We found ourselves in Washington just over a year ago, having made a quick but necessary decision during an impromptu trip. My spouse and I were exploring the glorious Columbia River and ended up at Cape Disappointment, an achingly beautiful spot in Pacific County, at the southwestern-most tip of the state. I’d finished an interview in Vancouver. It was the last day of March, and while the experience left me ambivalent about the job, I was doing mental gymnastics to figure out how we could just hire someone to go to Wyoming and pack our things for us. Not one part of me wanted to leave the Pacific Northwest that day.
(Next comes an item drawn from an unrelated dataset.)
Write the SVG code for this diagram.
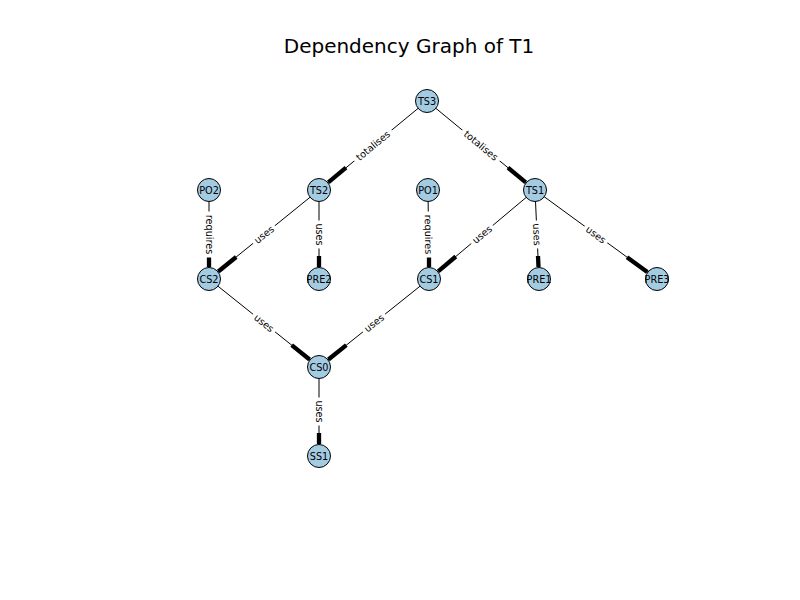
<svg xmlns="http://www.w3.org/2000/svg" width="800" height="600" viewBox="0 0 800 600">
<style>
.bg{fill:#ffffff}
.title{font-family:"DejaVu Sans",sans-serif;font-size:20px;fill:#000;text-anchor:middle}
.edge{stroke:#000;stroke-width:1;fill:none}
.head{stroke:#000;stroke-width:4.3;fill:none}
.lbox{fill:#ffffff}
.lbl{font-family:"DejaVu Sans",sans-serif;font-size:9.7px;fill:#000;text-anchor:middle;dominant-baseline:central}
.node circle{fill:#a3cbe2;stroke:#000;stroke-width:1}
.node text{font-family:"DejaVu Sans",sans-serif;font-size:9.7px;fill:#000;text-anchor:middle;dominant-baseline:central}
</style>
<rect class="bg" x="0" y="0" width="800" height="600"/>
<text class="title" x="409" y="53">Dependency Graph of T1</text>
<g id="connectors">
  <line class="edge" x1="427" y1="101" x2="319" y2="190"/>
  <line class="head" x1="328.3" y1="182.4" x2="346.0" y2="167.7"/>
  <line class="edge" x1="427" y1="101" x2="535" y2="190"/>
  <line class="head" x1="525.7" y1="182.4" x2="508.0" y2="167.7"/>
  <line class="edge" x1="319" y1="190" x2="209" y2="279"/>
  <line class="head" x1="218.3" y1="271.5" x2="236.2" y2="257.0"/>
  <line class="edge" x1="319" y1="190" x2="319" y2="279"/>
  <line class="head" x1="319" y1="267" x2="319" y2="256"/>
  <line class="edge" x1="209" y1="190" x2="209" y2="279"/>
  <line class="head" x1="209" y1="267" x2="209" y2="256"/>
  <line class="edge" x1="428" y1="190" x2="429" y2="279"/>
  <line class="head" x1="429" y1="267" x2="429" y2="256"/>
  <line class="edge" x1="535" y1="190" x2="429" y2="279"/>
  <line class="head" x1="438.2" y1="271.3" x2="455.8" y2="256.5"/>
  <line class="edge" x1="535" y1="190" x2="539" y2="279"/>
  <line class="head" x1="538.5" y1="267" x2="538" y2="256"/>
  <line class="edge" x1="535" y1="190" x2="657" y2="279"/>
  <line class="head" x1="647.3" y1="271.9" x2="627.0" y2="257.2"/>
  <line class="edge" x1="209" y1="279" x2="319" y2="367"/>
  <line class="head" x1="309.6" y1="359.5" x2="291.7" y2="345.1"/>
  <line class="edge" x1="429" y1="279" x2="319" y2="367"/>
  <line class="head" x1="328.4" y1="359.5" x2="346.3" y2="345.1"/>
  <line class="edge" x1="319" y1="367" x2="319" y2="456"/>
  <line class="head" x1="319" y1="444" x2="319" y2="433"/>
  <g transform="translate(373,145.5) rotate(-39.5)"><rect class="lbox" x="-24" y="-6" width="48" height="12"/><text class="lbl" x="0" y="0">totalises</text></g>
  <g transform="translate(481,145.5) rotate(39.5)"><rect class="lbox" x="-24" y="-6" width="48" height="12"/><text class="lbl" x="0" y="0">totalises</text></g>
  <g transform="translate(264,234.5) rotate(-39)"><rect class="lbox" x="-14" y="-6" width="28" height="12"/><text class="lbl" x="0" y="0">uses</text></g>
  <g transform="translate(319,234.5) rotate(90)"><rect class="lbox" x="-14" y="-6" width="28" height="12"/><text class="lbl" x="0" y="0">uses</text></g>
  <g transform="translate(209,234.5) rotate(90)"><rect class="lbox" x="-23" y="-6" width="46" height="12"/><text class="lbl" x="0" y="0">requires</text></g>
  <g transform="translate(428.5,234.5) rotate(89.4)"><rect class="lbox" x="-23" y="-6" width="46" height="12"/><text class="lbl" x="0" y="0">requires</text></g>
  <g transform="translate(482,234.5) rotate(-40)"><rect class="lbox" x="-14" y="-6" width="28" height="12"/><text class="lbl" x="0" y="0">uses</text></g>
  <g transform="translate(537,234.5) rotate(87.4)"><rect class="lbox" x="-14" y="-6" width="28" height="12"/><text class="lbl" x="0" y="0">uses</text></g>
  <g transform="translate(596,234.5) rotate(36.1)"><rect class="lbox" x="-14" y="-6" width="28" height="12"/><text class="lbl" x="0" y="0">uses</text></g>
  <g transform="translate(264,323) rotate(38.7)"><rect class="lbox" x="-14" y="-6" width="28" height="12"/><text class="lbl" x="0" y="0">uses</text></g>
  <g transform="translate(374,323) rotate(-38.7)"><rect class="lbox" x="-14" y="-6" width="28" height="12"/><text class="lbl" x="0" y="0">uses</text></g>
  <g transform="translate(319,411.5) rotate(90)"><rect class="lbox" x="-14" y="-6" width="28" height="12"/><text class="lbl" x="0" y="0">uses</text></g>
</g>
<g id="TS3" class="node"><circle cx="427" cy="101" r="11.5"/><text x="427" y="101">TS3</text></g>
<g id="TS2" class="node"><circle cx="319" cy="190" r="11.5"/><text x="319" y="190">TS2</text></g>
<g id="PO2" class="node"><circle cx="209" cy="190" r="11.5"/><text x="209" y="190">PO2</text></g>
<g id="PO1" class="node"><circle cx="428" cy="190" r="11.5"/><text x="428" y="190">PO1</text></g>
<g id="TS1" class="node"><circle cx="535" cy="190" r="11.5"/><text x="535" y="190">TS1</text></g>
<g id="CS2" class="node"><circle cx="209" cy="279" r="11.5"/><text x="209" y="279">CS2</text></g>
<g id="PRE2" class="node"><circle cx="319" cy="279" r="11.5"/><text x="319" y="279">PRE2</text></g>
<g id="CS1" class="node"><circle cx="429" cy="279" r="11.5"/><text x="429" y="279">CS1</text></g>
<g id="PRE1" class="node"><circle cx="539" cy="279" r="11.5"/><text x="539" y="279">PRE1</text></g>
<g id="PRE3" class="node"><circle cx="657" cy="279" r="11.5"/><text x="657" y="279">PRE3</text></g>
<g id="CS0" class="node"><circle cx="319" cy="367" r="11.5"/><text x="319" y="367">CS0</text></g>
<g id="SS1" class="node"><circle cx="319" cy="456" r="11.5"/><text x="319" y="456">SS1</text></g>
</svg>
I carried a piece of rain forest jasper in my pocket. My spouse had lapis lazuli. We cast our stones through the fog into the river, performing our own silent clarity rituals. Our visit ended with flavorful bowls of oyster stew in an old train car in Ilwaco. Fog blanketed the landscape, and my comfortable melancholy settled in atop it. Washington sure felt like home.

Thirty days later, we came to stay.

This was a much different tactic than the one I’d used back in 2018, when in the throes of depression and desperation, I accepted a job 1,341 miles away from our children. This decision to move from Birmingham, Alabama, to Sidney, Nebraska, came from a sadness so deep I couldn’t even share it with the forest in my back yard. I think I was born with wanderlust, but in dealing with the consequences of never following my heart kept me in place too long. I couldn’t shake the shame and disappointment I felt in myself about events of the prior seven years, and was grateful for the grace my heartbroken children showed me.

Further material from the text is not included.